* _Task instructions_:
Quote the entries word for word. Omit the pictures.

* _Data to process_:
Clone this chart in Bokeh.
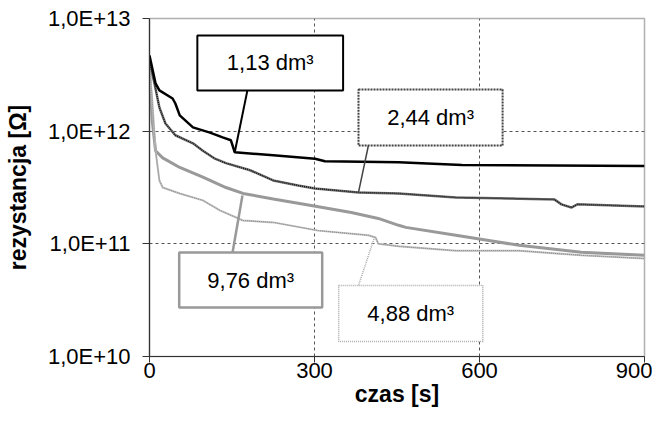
from bokeh.plotting import figure
from bokeh.models import Range1d, FixedTicker
from bokeh.core.properties import value
from bokeh.embed import file_html
from bokeh.resources import INLINE

# ---- data (time in s, resistance in ohm) ----
t_113 = [0, 11, 18, 42, 47, 55, 79, 110, 133, 148, 155, 225, 301, 319, 453, 568, 900]
r_113 = [4.7e12, 2.65e12, 2.3e12, 1.95e12, 1.76e12, 1.38e12, 1.08e12, 9.7e11, 8.8e11,
         8.3e11, 6.5e11, 6.1e11, 5.7e11, 5.4e11, 5.3e11, 5.0e11, 4.9e11]

t_244 = [0, 9, 18, 29, 47, 79, 97, 119, 139, 183, 225, 270, 301, 380, 453, 557, 736, 749,
         767, 778, 900]
r_244 = [4.2e12, 2.65e12, 1.62e12, 1.17e12, 9.2e11, 7.8e11, 6.7e11, 5.7e11, 5.2e11, 4.5e11,
         3.65e11, 3.3e11, 3.1e11, 2.86e11, 2.8e11, 2.58e11, 2.48e11, 2.24e11, 2.1e11,
         2.24e11, 2.15e11]

t_976 = [0, 5, 11, 24, 55, 97, 139, 170, 225, 294, 367, 416, 453, 466, 557, 617, 672, 785, 900]
r_976 = [3.45e12, 1.24e12, 6.7e11, 5.8e11, 4.76e11, 3.9e11, 3.16e11, 2.8e11, 2.5e11, 2.19e11,
         1.9e11, 1.68e11, 1.46e11, 1.4e11, 1.19e11, 1.07e11, 9.7e10, 8.4e10, 7.9e10]

t_488 = [0, 5, 11, 18, 24, 55, 97, 128, 170, 225, 307, 398, 411, 416, 453, 557, 672, 785, 900]
r_488 = [3.8e12, 1.87e12, 6.7e11, 3.65e11, 3.16e11, 2.8e11, 2.43e11, 1.98e11, 1.61e11, 1.55e11,
         1.31e11, 1.19e11, 1.14e11, 1.0e11, 9.5e10, 8.7e10, 8.7e10, 7.9e10, 7.4e10]

x_ticks = [0, 300, 600, 900]
y_ticks = [1e10, 1e11, 1e12, 1e13]
y_tick_labels = ["1,0E+10", "1,0E+11", "1,0E+12", "1,0E+13"]

# callout labels: text, box (left, right, bottom, top), leader (box end, curve end)
label_texts = ["1,13 dm³", "2,44 dm³", "9,76 dm³", "4,88 dm³"]
box_left = [87, 380, 54, 344]
box_right = [352, 642, 314, 606]
box_bottom = [2.30e12, 7.46e11, 2.72e10, 1.36e10]
box_top = [7.06e12, 2.34e12, 8.38e10, 4.27e10]
lead_t0 = [178, 398, 151, 380]
lead_r0 = [2.30e12, 7.46e11, 8.38e10, 4.27e10]
lead_t1 = [155, 380, 169, 409]
lead_r1 = [6.5e11, 2.86e11, 2.69e11, 1.14e11]

FONT = "Liberation Sans"

p = figure(frame_width=495, frame_height=338, y_axis_type="log",
           x_range=Range1d(0, 900), y_range=Range1d(1e10, 1e13),
           output_backend="svg", toolbar_location=None,
           min_border_left=149, min_border_top=18, min_border_right=8, min_border_bottom=40)
p.background_fill_color = "white"
p.border_fill_color = "white"
p.outline_line_color = "#b0b0b0"
p.outline_line_width = 1.5

# axes
p.xaxis.ticker = FixedTicker(ticks=x_ticks)
p.yaxis.ticker = FixedTicker(ticks=y_ticks)
p.yaxis.major_label_overrides = {v: s for v, s in zip(y_ticks, y_tick_labels)}
for ax in (p.xaxis[0], p.yaxis[0]):
    ax.axis_line_color = "#333333"
    ax.axis_line_width = 1.2
    ax.major_tick_line_color = "#333333"
    ax.major_tick_in = 0
    ax.major_tick_out = 7
    ax.minor_tick_line_color = None
    ax.major_label_text_font = FONT
    ax.major_label_text_font_size = "22px"
    ax.major_label_text_color = "black"
    ax.axis_label_text_font = FONT
    ax.axis_label_text_font_size = "23px"
    ax.axis_label_text_font_style = "bold"
    ax.axis_label_text_color = "black"
p.xaxis.axis_label = "czas [s]"
p.yaxis.axis_label = "rezystancja [Ω]"
p.yaxis.major_label_standoff = 12
p.xaxis.major_tick_out = 6
p.xaxis.major_label_standoff = 0
p.xaxis.axis_label_standoff = 0
p.yaxis.axis_label_standoff = 14

# grid
p.xgrid.ticker = FixedTicker(ticks=[300, 600])
p.ygrid.ticker = FixedTicker(ticks=[1e11, 1e12])
p.grid.grid_line_color = "#555555"
p.grid.grid_line_dash = "3 3"
p.grid.grid_line_width = 1
p.ygrid.minor_grid_line_color = None

# curves
p.line(t_976, r_976, line_color="#999999", line_width=3)
p.line(t_488, r_488, line_color="#c0c0c0", line_width=2)
p.line(t_488, r_488, line_color="#888888", line_width=1, line_dash="1 1")
p.line(t_244, r_244, line_color="#777777", line_width=2.5)
p.line(t_244, r_244, line_color="#111111", line_width=1.5, line_dash="1 1")
p.line(t_113, r_113, line_color="black", line_width=2.5)

# leaders
lead_colors = ["black", "#444444", "#999999", "#aaaaaa"]
lead_widths = [2, 1.5, 2.5, 1.5]
lead_dash = ["solid", "solid", "solid", "1 1"]
for i in range(4):
    p.line([lead_t0[i], lead_t1[i]], [lead_r0[i], lead_r1[i]], line_color=lead_colors[i],
           line_width=lead_widths[i], line_dash=lead_dash[i])

# boxes
box_colors = ["black", "#444444", "#999999", "#aaaaaa"]
box_widths = [2, 2, 2.5, 1.5]
box_dash = ["solid", "2 1", "solid", "1 1"]
for i in range(4):
    p.quad(left=[box_left[i]], right=[box_right[i]], bottom=[box_bottom[i]], top=[box_top[i]],
           fill_color="white", line_color=box_colors[i], line_width=box_widths[i],
           line_dash=box_dash[i])

cx = [(a + b) / 2 for a, b in zip(box_left, box_right)]
cy = [(a * b) ** 0.5 for a, b in zip(box_bottom, box_top)]
p.text(x=cx, y=cy, text=label_texts, text_align="center", text_baseline="middle",
       text_font=value(FONT), text_font_size="22px", text_color="black")

open("out.html", "w").write(file_html(p, INLINE))
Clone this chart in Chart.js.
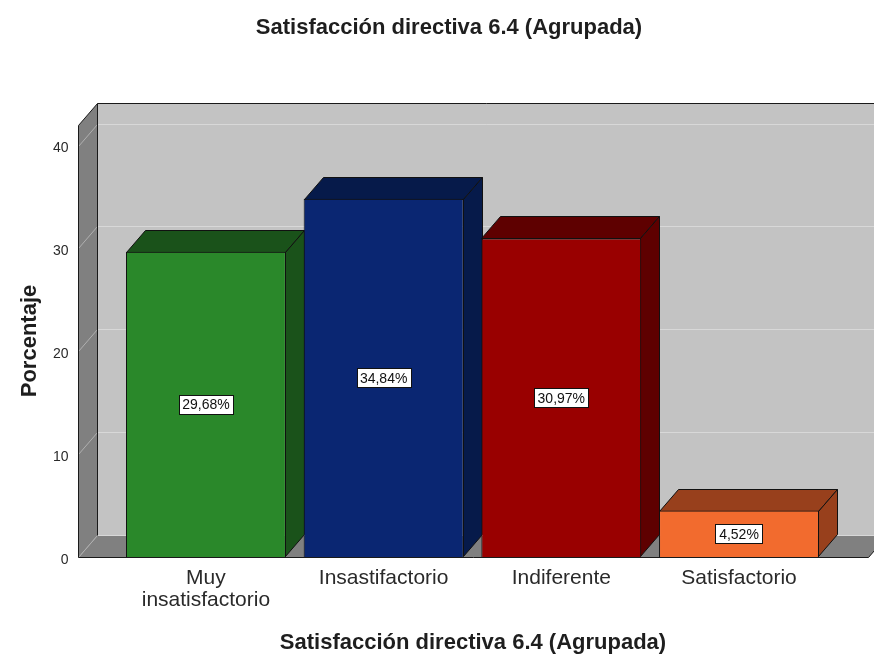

* _Answer to the problem_:
Clone this chart in Bokeh.
from bokeh.plotting import figure
from bokeh.models import Range1d, FixedTicker
from bokeh.core.properties import value
from bokeh.embed import file_html
from bokeh.resources import INLINE

# ---- data (time in s, resistance in ohm) ----
t_113 = [0, 11, 18, 42, 47, 55, 79, 110, 133, 148, 155, 225, 301, 319, 453, 568, 900]
r_113 = [4.7e12, 2.65e12, 2.3e12, 1.95e12, 1.76e12, 1.38e12, 1.08e12, 9.7e11, 8.8e11,
         8.3e11, 6.5e11, 6.1e11, 5.7e11, 5.4e11, 5.3e11, 5.0e11, 4.9e11]

t_244 = [0, 9, 18, 29, 47, 79, 97, 119, 139, 183, 225, 270, 301, 380, 453, 557, 736, 749,
         767, 778, 900]
r_244 = [4.2e12, 2.65e12, 1.62e12, 1.17e12, 9.2e11, 7.8e11, 6.7e11, 5.7e11, 5.2e11, 4.5e11,
         3.65e11, 3.3e11, 3.1e11, 2.86e11, 2.8e11, 2.58e11, 2.48e11, 2.24e11, 2.1e11,
         2.24e11, 2.15e11]

t_976 = [0, 5, 11, 24, 55, 97, 139, 170, 225, 294, 367, 416, 453, 466, 557, 617, 672, 785, 900]
r_976 = [3.45e12, 1.24e12, 6.7e11, 5.8e11, 4.76e11, 3.9e11, 3.16e11, 2.8e11, 2.5e11, 2.19e11,
         1.9e11, 1.68e11, 1.46e11, 1.4e11, 1.19e11, 1.07e11, 9.7e10, 8.4e10, 7.9e10]

t_488 = [0, 5, 11, 18, 24, 55, 97, 128, 170, 225, 307, 398, 411, 416, 453, 557, 672, 785, 900]
r_488 = [3.8e12, 1.87e12, 6.7e11, 3.65e11, 3.16e11, 2.8e11, 2.43e11, 1.98e11, 1.61e11, 1.55e11,
         1.31e11, 1.19e11, 1.14e11, 1.0e11, 9.5e10, 8.7e10, 8.7e10, 7.9e10, 7.4e10]

x_ticks = [0, 300, 600, 900]
y_ticks = [1e10, 1e11, 1e12, 1e13]
y_tick_labels = ["1,0E+10", "1,0E+11", "1,0E+12", "1,0E+13"]

# callout labels: text, box (left, right, bottom, top), leader (box end, curve end)
label_texts = ["1,13 dm³", "2,44 dm³", "9,76 dm³", "4,88 dm³"]
box_left = [87, 380, 54, 344]
box_right = [352, 642, 314, 606]
box_bottom = [2.30e12, 7.46e11, 2.72e10, 1.36e10]
box_top = [7.06e12, 2.34e12, 8.38e10, 4.27e10]
lead_t0 = [178, 398, 151, 380]
lead_r0 = [2.30e12, 7.46e11, 8.38e10, 4.27e10]
lead_t1 = [155, 380, 169, 409]
lead_r1 = [6.5e11, 2.86e11, 2.69e11, 1.14e11]

FONT = "Liberation Sans"

p = figure(frame_width=495, frame_height=338, y_axis_type="log",
           x_range=Range1d(0, 900), y_range=Range1d(1e10, 1e13),
           output_backend="svg", toolbar_location=None,
           min_border_left=149, min_border_top=18, min_border_right=8, min_border_bottom=40)
p.background_fill_color = "white"
p.border_fill_color = "white"
p.outline_line_color = "#b0b0b0"
p.outline_line_width = 1.5

# axes
p.xaxis.ticker = FixedTicker(ticks=x_ticks)
p.yaxis.ticker = FixedTicker(ticks=y_ticks)
p.yaxis.major_label_overrides = {v: s for v, s in zip(y_ticks, y_tick_labels)}
for ax in (p.xaxis[0], p.yaxis[0]):
    ax.axis_line_color = "#333333"
    ax.axis_line_width = 1.2
    ax.major_tick_line_color = "#333333"
    ax.major_tick_in = 0
    ax.major_tick_out = 7
    ax.minor_tick_line_color = None
    ax.major_label_text_font = FONT
    ax.major_label_text_font_size = "22px"
    ax.major_label_text_color = "black"
    ax.axis_label_text_font = FONT
    ax.axis_label_text_font_size = "23px"
    ax.axis_label_text_font_style = "bold"
    ax.axis_label_text_color = "black"
p.xaxis.axis_label = "czas [s]"
p.yaxis.axis_label = "rezystancja [Ω]"
p.yaxis.major_label_standoff = 12
p.xaxis.major_tick_out = 6
p.xaxis.major_label_standoff = 0
p.xaxis.axis_label_standoff = 0
p.yaxis.axis_label_standoff = 14

# grid
p.xgrid.ticker = FixedTicker(ticks=[300, 600])
p.ygrid.ticker = FixedTicker(ticks=[1e11, 1e12])
p.grid.grid_line_color = "#555555"
p.grid.grid_line_dash = "3 3"
p.grid.grid_line_width = 1
p.ygrid.minor_grid_line_color = None

# curves
p.line(t_976, r_976, line_color="#999999", line_width=3)
p.line(t_488, r_488, line_color="#c0c0c0", line_width=2)
p.line(t_488, r_488, line_color="#888888", line_width=1, line_dash="1 1")
p.line(t_244, r_244, line_color="#777777", line_width=2.5)
p.line(t_244, r_244, line_color="#111111", line_width=1.5, line_dash="1 1")
p.line(t_113, r_113, line_color="black", line_width=2.5)

# leaders
lead_colors = ["black", "#444444", "#999999", "#aaaaaa"]
lead_widths = [2, 1.5, 2.5, 1.5]
lead_dash = ["solid", "solid", "solid", "1 1"]
for i in range(4):
    p.line([lead_t0[i], lead_t1[i]], [lead_r0[i], lead_r1[i]], line_color=lead_colors[i],
           line_width=lead_widths[i], line_dash=lead_dash[i])

# boxes
box_colors = ["black", "#444444", "#999999", "#aaaaaa"]
box_widths = [2, 2, 2.5, 1.5]
box_dash = ["solid", "2 1", "solid", "1 1"]
for i in range(4):
    p.quad(left=[box_left[i]], right=[box_right[i]], bottom=[box_bottom[i]], top=[box_top[i]],
           fill_color="white", line_color=box_colors[i], line_width=box_widths[i],
           line_dash=box_dash[i])

cx = [(a + b) / 2 for a, b in zip(box_left, box_right)]
cy = [(a * b) ** 0.5 for a, b in zip(box_bottom, box_top)]
p.text(x=cx, y=cy, text=label_texts, text_align="center", text_baseline="middle",
       text_font=value(FONT), text_font_size="22px", text_color="black")

open("out.html", "w").write(file_html(p, INLINE))
Clone this chart in Chart.js.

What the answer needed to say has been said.